• Material provided
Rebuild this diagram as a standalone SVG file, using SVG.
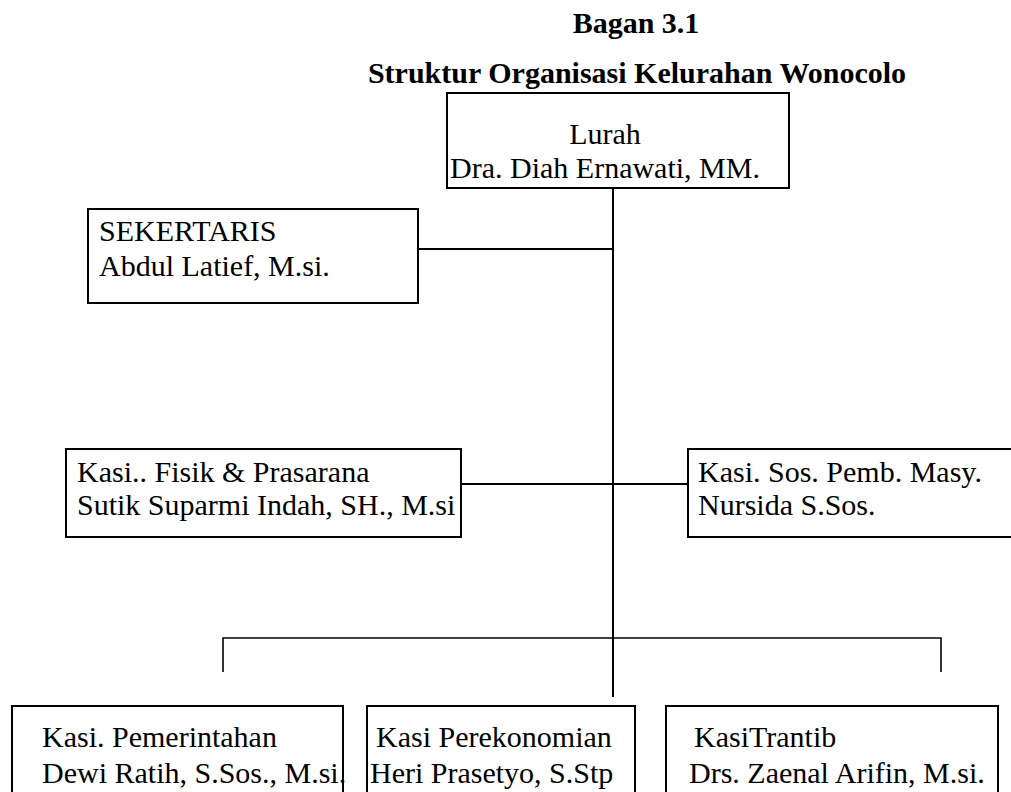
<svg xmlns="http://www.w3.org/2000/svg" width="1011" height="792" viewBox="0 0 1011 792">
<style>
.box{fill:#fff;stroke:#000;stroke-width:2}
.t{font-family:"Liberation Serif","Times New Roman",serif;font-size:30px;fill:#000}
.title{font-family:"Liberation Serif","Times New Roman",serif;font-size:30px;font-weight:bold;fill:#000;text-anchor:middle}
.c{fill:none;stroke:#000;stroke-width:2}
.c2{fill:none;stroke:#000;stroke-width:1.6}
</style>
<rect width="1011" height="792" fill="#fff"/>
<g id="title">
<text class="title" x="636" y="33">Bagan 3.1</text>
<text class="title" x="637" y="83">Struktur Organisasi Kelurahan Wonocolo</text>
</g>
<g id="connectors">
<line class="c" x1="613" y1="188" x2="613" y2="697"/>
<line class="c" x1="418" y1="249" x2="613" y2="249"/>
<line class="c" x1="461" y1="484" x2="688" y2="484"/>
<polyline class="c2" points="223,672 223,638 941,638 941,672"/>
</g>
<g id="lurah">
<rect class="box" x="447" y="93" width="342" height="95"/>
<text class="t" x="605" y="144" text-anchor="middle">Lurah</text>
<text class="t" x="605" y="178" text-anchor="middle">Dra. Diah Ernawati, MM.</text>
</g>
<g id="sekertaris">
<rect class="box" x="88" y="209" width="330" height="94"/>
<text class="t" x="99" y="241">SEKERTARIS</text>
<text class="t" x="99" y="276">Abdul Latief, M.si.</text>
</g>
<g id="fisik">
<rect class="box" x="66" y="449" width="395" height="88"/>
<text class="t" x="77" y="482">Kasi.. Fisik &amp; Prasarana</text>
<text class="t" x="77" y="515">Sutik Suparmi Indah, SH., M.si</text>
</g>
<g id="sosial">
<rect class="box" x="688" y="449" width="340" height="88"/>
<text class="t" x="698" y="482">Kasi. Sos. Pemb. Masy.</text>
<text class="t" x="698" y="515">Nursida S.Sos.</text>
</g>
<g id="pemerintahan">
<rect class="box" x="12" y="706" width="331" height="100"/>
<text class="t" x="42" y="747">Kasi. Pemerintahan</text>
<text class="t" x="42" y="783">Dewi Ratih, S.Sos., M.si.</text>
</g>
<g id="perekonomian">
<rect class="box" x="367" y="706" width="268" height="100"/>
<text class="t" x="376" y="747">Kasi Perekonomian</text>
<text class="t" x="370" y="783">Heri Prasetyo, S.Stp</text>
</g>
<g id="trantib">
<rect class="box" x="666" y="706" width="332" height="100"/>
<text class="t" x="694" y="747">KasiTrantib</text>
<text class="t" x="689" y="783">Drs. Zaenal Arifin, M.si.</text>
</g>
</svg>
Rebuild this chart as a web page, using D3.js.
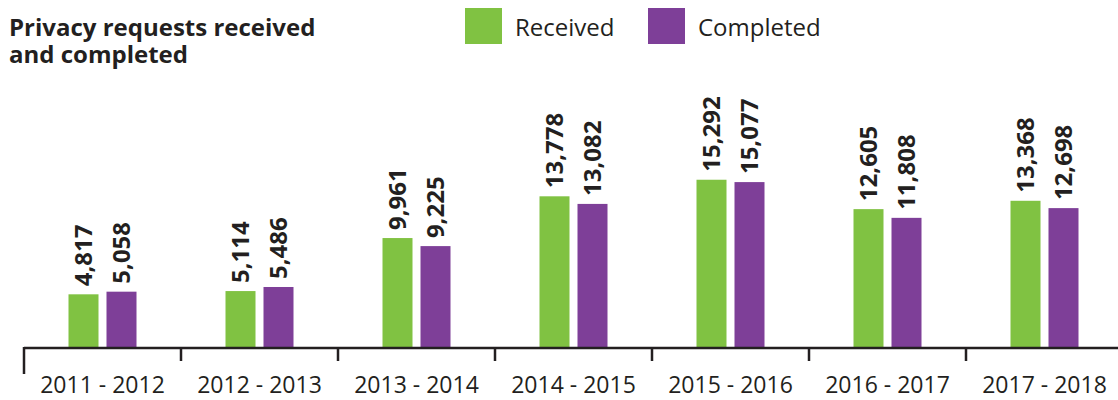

...

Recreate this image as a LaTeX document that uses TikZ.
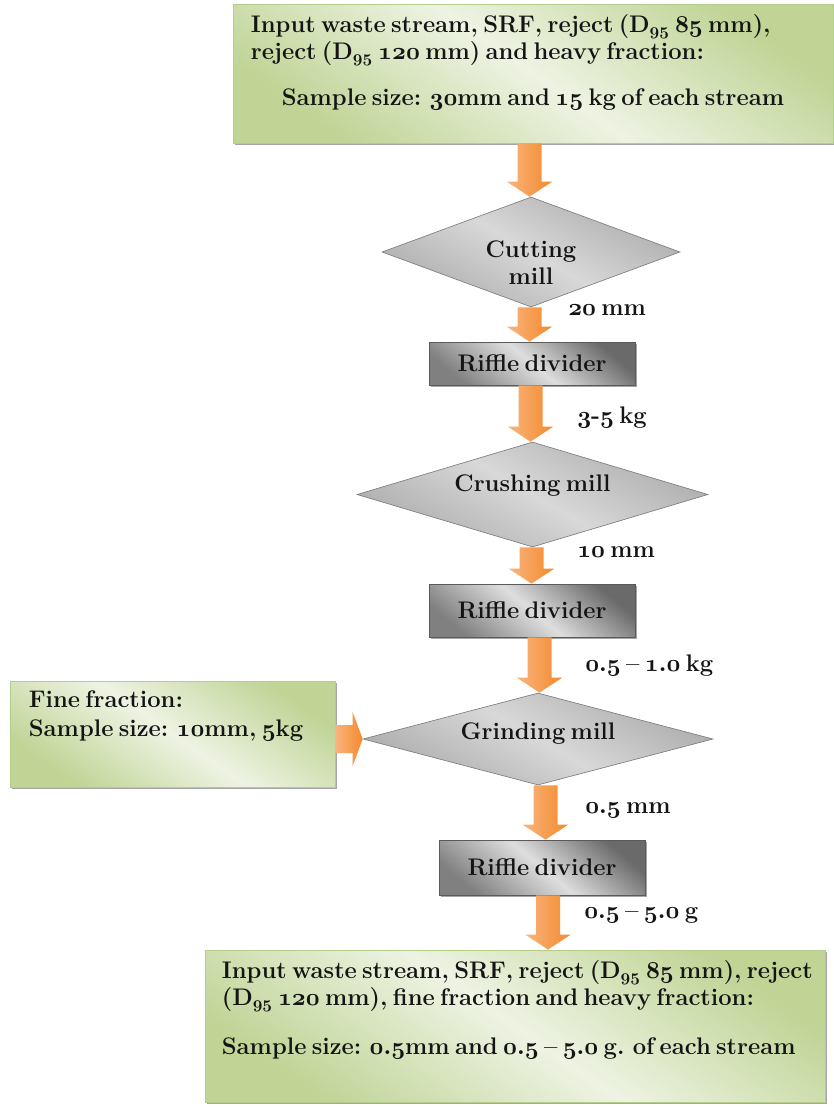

...

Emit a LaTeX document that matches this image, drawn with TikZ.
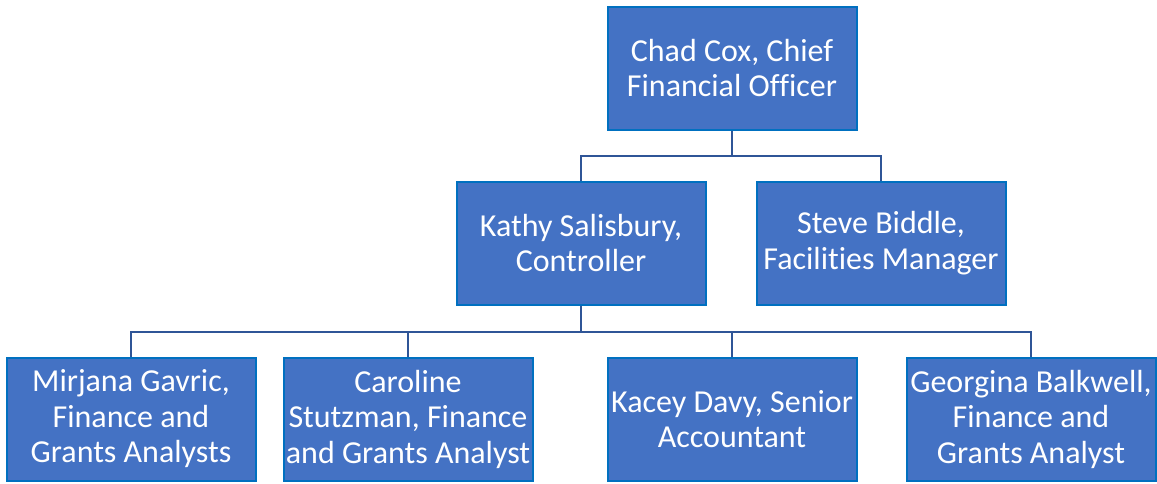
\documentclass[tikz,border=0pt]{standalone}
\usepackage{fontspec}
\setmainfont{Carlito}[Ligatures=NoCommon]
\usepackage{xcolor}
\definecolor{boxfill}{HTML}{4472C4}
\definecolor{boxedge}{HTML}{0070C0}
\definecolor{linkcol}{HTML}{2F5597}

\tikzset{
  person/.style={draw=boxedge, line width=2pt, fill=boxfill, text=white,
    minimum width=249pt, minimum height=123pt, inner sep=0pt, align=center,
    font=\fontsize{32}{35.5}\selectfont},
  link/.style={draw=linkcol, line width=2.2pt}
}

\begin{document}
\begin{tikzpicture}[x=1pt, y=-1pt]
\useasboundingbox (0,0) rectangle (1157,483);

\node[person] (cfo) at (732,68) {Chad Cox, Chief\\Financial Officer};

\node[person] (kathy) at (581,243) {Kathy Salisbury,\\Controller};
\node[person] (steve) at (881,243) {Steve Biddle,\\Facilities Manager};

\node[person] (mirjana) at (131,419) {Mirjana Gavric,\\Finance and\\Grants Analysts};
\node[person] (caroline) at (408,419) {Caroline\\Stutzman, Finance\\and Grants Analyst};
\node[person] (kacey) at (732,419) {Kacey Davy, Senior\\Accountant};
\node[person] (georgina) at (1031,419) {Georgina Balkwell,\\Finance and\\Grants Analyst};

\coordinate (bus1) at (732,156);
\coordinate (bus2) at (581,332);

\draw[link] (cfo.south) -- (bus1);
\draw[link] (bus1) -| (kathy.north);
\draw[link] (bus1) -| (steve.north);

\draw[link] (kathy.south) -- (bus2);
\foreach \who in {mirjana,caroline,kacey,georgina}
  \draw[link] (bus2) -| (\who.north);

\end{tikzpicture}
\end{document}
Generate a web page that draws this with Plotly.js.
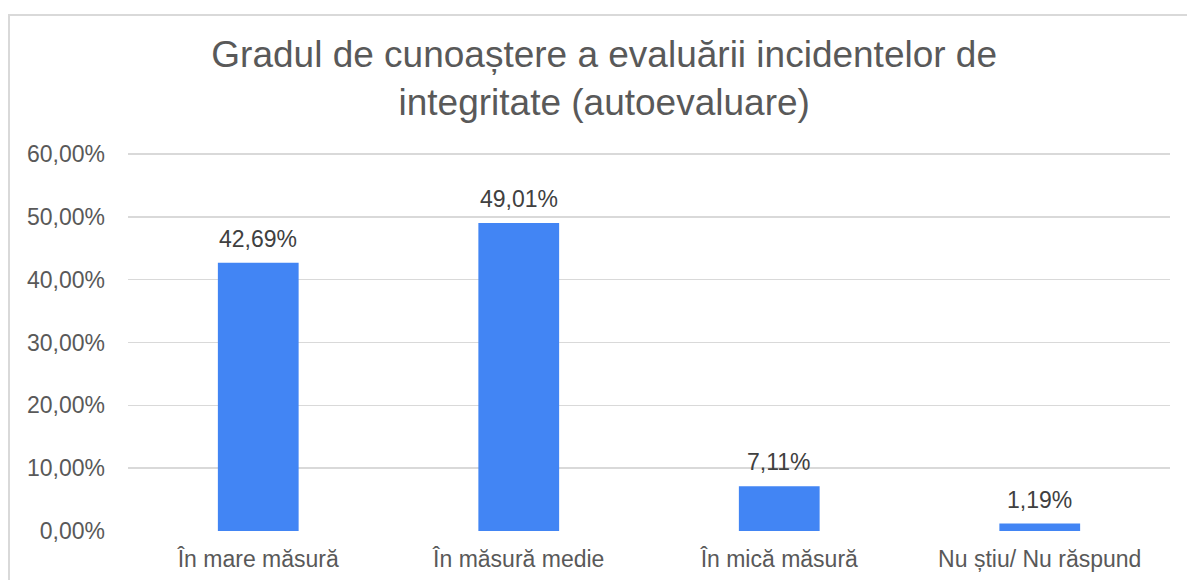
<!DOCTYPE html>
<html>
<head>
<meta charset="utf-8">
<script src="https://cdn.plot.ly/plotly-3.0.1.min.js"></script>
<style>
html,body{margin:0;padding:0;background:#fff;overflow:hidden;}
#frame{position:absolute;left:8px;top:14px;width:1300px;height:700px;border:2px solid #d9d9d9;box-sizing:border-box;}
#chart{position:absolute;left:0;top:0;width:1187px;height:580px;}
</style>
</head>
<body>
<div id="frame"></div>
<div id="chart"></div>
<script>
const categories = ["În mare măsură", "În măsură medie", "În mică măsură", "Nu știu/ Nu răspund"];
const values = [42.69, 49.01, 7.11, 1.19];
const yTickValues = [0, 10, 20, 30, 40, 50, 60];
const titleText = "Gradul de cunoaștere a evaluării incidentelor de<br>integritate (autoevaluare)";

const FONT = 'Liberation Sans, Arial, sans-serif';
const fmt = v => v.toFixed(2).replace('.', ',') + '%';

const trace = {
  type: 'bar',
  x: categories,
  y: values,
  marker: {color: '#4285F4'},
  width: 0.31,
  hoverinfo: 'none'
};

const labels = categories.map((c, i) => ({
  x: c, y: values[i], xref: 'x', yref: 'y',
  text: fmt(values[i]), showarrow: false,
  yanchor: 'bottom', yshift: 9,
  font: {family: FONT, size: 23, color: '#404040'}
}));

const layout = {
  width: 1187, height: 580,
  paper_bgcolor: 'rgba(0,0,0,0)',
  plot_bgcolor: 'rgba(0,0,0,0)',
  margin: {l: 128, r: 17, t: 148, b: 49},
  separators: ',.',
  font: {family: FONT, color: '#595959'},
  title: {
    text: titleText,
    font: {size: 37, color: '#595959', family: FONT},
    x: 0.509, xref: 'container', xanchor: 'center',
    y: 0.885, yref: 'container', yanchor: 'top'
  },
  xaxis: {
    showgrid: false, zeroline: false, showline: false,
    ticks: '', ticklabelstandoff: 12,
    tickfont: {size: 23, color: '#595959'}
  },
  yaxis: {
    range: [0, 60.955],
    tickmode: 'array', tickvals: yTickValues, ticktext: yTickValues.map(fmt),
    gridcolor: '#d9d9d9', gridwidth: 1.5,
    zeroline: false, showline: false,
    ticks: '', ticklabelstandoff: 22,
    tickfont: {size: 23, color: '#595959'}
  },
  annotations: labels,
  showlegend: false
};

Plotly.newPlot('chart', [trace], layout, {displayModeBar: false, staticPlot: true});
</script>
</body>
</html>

• What the task asks
Only the lines from the one with "Emit a LaTeX" through the one with "(cfo) at (732,68)", both included, go in the copy, exactly as written. Leave the pictures behind.

• Problem solution
Emit a LaTeX document that matches this image, drawn with TikZ.
\documentclass[tikz,border=0pt]{standalone}
\usepackage{fontspec}
\setmainfont{Carlito}[Ligatures=NoCommon]
\usepackage{xcolor}
\definecolor{boxfill}{HTML}{4472C4}
\definecolor{boxedge}{HTML}{0070C0}
\definecolor{linkcol}{HTML}{2F5597}

\tikzset{
  person/.style={draw=boxedge, line width=2pt, fill=boxfill, text=white,
    minimum width=249pt, minimum height=123pt, inner sep=0pt, align=center,
    font=\fontsize{32}{35.5}\selectfont},
  link/.style={draw=linkcol, line width=2.2pt}
}

\begin{document}
\begin{tikzpicture}[x=1pt, y=-1pt]
\useasboundingbox (0,0) rectangle (1157,483);

\node[person] (cfo) at (732,68) {Chad Cox, Chief\\Financial Officer};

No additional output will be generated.